::: Input for this task

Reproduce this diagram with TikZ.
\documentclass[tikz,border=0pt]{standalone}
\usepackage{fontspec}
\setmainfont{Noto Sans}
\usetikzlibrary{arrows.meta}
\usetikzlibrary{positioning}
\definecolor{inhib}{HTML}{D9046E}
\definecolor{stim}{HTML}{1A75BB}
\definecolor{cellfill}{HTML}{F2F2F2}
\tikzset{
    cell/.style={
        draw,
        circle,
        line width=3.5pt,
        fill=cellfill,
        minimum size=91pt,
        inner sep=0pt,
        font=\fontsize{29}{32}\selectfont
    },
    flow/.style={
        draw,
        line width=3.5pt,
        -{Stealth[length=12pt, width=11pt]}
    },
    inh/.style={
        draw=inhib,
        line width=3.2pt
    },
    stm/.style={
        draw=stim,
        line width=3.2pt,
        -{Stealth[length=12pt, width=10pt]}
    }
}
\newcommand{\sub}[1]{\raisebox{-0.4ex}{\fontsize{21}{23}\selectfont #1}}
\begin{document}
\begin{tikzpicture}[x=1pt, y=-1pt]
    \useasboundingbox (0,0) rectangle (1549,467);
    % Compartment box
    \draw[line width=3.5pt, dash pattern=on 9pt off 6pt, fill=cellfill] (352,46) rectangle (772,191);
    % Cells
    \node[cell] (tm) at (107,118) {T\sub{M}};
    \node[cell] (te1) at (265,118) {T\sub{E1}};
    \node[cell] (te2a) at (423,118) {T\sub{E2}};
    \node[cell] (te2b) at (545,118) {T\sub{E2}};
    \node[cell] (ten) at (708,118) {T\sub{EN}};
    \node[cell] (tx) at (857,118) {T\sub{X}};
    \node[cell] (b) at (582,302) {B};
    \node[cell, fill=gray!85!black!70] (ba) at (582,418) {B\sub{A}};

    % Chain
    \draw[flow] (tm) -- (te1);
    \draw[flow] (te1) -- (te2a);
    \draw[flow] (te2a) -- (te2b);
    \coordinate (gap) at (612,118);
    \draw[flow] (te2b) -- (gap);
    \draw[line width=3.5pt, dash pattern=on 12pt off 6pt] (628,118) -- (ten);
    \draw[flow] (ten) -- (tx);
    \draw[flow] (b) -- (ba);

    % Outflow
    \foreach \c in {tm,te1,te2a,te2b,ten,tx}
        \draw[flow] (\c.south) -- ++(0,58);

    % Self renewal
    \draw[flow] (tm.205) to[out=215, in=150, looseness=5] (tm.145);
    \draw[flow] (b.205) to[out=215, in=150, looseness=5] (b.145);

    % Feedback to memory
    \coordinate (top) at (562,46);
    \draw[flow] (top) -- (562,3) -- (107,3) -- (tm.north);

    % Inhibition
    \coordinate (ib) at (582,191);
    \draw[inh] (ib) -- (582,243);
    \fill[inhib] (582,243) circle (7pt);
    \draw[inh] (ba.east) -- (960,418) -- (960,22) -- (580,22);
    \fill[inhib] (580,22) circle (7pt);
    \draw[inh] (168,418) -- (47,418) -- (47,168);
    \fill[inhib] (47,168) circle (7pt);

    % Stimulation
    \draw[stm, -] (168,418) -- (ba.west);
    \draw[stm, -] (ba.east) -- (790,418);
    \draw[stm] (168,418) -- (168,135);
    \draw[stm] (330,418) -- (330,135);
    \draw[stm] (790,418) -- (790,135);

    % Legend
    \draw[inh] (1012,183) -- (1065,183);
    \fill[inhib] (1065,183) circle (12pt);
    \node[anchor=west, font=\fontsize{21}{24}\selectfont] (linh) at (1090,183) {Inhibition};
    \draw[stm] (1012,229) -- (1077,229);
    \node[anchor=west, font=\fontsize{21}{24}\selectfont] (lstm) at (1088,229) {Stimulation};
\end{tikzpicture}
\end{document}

::::::
::: Input for this task

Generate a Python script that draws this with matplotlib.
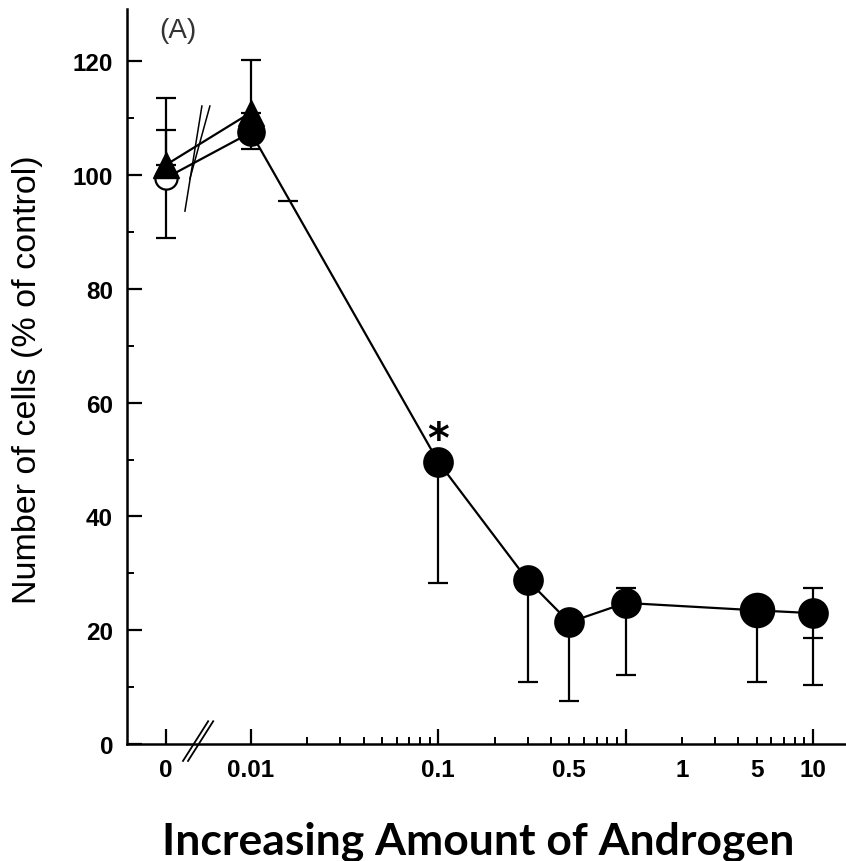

::::::
::: Input for this task

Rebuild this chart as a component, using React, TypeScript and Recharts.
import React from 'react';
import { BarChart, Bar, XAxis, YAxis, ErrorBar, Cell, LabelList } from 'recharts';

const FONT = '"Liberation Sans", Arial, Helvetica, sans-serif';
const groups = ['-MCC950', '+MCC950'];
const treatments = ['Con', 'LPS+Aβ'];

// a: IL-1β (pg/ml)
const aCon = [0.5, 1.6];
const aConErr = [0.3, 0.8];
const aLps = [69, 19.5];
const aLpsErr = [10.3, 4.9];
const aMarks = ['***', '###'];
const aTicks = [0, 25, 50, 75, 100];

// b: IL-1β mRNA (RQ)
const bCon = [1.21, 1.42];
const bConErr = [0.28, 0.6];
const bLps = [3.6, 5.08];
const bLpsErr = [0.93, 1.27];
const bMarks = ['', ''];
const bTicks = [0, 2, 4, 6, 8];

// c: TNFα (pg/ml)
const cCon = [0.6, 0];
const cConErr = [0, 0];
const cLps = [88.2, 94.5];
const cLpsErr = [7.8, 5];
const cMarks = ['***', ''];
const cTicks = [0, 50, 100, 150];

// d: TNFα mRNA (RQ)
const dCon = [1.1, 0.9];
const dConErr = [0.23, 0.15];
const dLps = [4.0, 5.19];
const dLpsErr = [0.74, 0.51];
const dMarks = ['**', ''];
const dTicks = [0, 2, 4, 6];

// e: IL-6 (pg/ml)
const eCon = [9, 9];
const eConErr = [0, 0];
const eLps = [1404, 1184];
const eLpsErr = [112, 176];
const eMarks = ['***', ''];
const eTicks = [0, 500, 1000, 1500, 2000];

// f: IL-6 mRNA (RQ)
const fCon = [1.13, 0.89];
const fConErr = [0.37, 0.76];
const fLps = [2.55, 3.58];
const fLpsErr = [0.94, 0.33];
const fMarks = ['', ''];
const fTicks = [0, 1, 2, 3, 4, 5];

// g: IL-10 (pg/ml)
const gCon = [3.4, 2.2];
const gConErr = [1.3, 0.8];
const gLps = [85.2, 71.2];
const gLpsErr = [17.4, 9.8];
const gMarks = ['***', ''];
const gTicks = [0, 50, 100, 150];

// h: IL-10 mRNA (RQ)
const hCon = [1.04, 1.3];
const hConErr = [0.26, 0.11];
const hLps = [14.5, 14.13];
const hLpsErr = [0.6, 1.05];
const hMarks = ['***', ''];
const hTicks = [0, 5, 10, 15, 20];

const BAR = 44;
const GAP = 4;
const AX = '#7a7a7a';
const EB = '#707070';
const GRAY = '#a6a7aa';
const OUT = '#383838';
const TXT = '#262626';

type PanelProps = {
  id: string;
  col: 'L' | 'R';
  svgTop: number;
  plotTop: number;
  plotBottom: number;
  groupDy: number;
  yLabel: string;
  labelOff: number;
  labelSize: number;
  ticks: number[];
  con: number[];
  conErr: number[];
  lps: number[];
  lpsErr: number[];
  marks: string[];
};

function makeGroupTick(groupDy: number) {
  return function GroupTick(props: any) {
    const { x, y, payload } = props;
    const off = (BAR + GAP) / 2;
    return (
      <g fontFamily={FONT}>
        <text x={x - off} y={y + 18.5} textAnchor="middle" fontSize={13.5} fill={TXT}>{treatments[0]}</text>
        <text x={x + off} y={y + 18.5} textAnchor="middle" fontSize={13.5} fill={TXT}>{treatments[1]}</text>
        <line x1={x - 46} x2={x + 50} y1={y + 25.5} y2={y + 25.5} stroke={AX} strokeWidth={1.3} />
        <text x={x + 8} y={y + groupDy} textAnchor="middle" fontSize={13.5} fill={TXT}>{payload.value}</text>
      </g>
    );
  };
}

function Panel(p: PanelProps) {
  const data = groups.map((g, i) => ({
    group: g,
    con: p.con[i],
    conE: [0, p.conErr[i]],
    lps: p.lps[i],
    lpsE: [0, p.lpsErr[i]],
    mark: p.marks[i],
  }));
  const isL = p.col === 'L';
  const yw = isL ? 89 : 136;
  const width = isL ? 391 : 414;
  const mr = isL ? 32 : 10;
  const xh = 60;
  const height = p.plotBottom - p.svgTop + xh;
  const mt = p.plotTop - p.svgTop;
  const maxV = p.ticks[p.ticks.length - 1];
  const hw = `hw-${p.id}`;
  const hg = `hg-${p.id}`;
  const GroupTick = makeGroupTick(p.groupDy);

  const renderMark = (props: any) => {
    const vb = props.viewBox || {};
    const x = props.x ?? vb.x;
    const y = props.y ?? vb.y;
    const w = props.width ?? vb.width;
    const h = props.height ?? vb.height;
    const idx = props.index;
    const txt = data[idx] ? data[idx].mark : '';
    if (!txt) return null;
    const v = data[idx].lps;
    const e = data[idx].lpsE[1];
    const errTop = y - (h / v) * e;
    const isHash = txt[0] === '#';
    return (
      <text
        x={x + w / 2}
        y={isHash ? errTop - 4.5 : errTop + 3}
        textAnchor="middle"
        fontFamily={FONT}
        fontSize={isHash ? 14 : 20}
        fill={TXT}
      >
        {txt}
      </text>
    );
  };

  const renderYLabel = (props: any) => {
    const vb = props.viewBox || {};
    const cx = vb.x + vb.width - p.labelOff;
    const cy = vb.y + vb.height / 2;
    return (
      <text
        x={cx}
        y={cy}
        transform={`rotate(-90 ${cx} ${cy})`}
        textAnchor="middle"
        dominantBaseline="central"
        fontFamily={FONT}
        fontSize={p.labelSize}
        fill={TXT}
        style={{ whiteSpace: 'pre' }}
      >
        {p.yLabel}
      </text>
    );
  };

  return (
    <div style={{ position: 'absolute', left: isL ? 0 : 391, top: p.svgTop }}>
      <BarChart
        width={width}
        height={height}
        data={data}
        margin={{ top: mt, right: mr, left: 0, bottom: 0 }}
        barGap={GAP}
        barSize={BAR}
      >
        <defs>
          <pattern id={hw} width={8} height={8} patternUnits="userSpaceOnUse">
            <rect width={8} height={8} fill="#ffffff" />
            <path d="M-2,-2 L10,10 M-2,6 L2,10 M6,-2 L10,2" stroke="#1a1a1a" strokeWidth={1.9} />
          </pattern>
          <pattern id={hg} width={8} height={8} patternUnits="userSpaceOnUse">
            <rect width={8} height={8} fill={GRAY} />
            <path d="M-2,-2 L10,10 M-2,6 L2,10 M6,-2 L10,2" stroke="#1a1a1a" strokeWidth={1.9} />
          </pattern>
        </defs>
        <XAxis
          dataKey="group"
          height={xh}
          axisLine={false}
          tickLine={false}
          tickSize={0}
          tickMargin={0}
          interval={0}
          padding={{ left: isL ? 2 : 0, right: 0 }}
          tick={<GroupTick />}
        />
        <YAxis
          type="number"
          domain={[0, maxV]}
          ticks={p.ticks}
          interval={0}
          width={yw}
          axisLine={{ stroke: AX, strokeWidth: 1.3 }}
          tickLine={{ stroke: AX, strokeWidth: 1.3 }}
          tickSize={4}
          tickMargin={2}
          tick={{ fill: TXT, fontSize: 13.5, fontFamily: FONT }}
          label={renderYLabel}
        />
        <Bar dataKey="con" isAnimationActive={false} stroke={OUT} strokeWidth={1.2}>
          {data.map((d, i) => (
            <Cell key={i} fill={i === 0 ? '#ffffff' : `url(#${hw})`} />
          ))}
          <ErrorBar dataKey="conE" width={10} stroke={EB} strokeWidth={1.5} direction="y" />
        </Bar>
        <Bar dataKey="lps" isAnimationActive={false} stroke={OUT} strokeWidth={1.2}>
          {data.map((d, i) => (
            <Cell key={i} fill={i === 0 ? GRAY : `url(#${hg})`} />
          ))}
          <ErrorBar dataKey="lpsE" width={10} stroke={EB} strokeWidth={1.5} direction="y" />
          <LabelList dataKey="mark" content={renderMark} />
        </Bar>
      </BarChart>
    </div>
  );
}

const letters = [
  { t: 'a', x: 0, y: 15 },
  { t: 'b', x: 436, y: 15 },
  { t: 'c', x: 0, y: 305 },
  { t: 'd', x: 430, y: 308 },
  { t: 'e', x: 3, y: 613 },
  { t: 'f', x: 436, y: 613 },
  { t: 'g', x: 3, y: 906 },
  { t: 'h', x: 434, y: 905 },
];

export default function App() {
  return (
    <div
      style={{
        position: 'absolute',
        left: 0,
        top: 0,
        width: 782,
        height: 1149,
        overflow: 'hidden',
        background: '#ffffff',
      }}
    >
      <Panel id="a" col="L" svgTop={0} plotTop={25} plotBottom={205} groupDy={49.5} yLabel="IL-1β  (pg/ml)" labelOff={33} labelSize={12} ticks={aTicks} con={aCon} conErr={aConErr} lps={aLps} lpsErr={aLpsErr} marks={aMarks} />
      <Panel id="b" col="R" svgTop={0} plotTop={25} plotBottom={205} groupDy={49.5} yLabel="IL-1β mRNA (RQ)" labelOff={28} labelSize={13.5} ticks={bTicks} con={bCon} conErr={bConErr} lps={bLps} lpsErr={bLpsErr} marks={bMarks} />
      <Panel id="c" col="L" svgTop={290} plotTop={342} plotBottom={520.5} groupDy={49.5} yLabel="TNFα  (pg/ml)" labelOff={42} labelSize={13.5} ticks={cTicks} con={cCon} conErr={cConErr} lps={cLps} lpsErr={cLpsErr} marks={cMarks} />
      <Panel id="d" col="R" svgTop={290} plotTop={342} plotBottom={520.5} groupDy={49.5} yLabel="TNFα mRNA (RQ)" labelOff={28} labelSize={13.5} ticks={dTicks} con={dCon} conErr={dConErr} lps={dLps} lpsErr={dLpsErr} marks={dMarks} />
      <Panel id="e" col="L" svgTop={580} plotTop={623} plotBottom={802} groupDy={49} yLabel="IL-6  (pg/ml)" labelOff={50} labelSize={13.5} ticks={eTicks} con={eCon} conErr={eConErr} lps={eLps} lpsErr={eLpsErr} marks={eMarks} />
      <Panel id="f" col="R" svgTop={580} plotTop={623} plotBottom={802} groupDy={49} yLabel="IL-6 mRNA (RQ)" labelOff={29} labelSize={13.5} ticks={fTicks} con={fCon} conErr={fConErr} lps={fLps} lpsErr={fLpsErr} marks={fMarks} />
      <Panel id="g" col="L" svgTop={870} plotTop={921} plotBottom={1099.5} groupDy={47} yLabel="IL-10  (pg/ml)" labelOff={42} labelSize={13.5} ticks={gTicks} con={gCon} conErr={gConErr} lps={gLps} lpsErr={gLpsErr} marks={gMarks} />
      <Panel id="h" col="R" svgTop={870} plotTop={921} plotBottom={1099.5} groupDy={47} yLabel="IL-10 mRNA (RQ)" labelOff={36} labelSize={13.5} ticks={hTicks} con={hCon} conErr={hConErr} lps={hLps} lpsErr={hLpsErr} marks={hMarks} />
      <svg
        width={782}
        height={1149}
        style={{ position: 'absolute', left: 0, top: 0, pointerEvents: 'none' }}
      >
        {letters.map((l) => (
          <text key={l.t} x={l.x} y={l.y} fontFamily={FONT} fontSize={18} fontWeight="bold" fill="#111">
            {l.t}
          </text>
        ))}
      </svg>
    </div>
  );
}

::::::

=== Set exercise ===
Copy out each line of the data containing the string "with".

=== Final answer ===
Reproduce this diagram with TikZ.
Generate a Python script that draws this with matplotlib.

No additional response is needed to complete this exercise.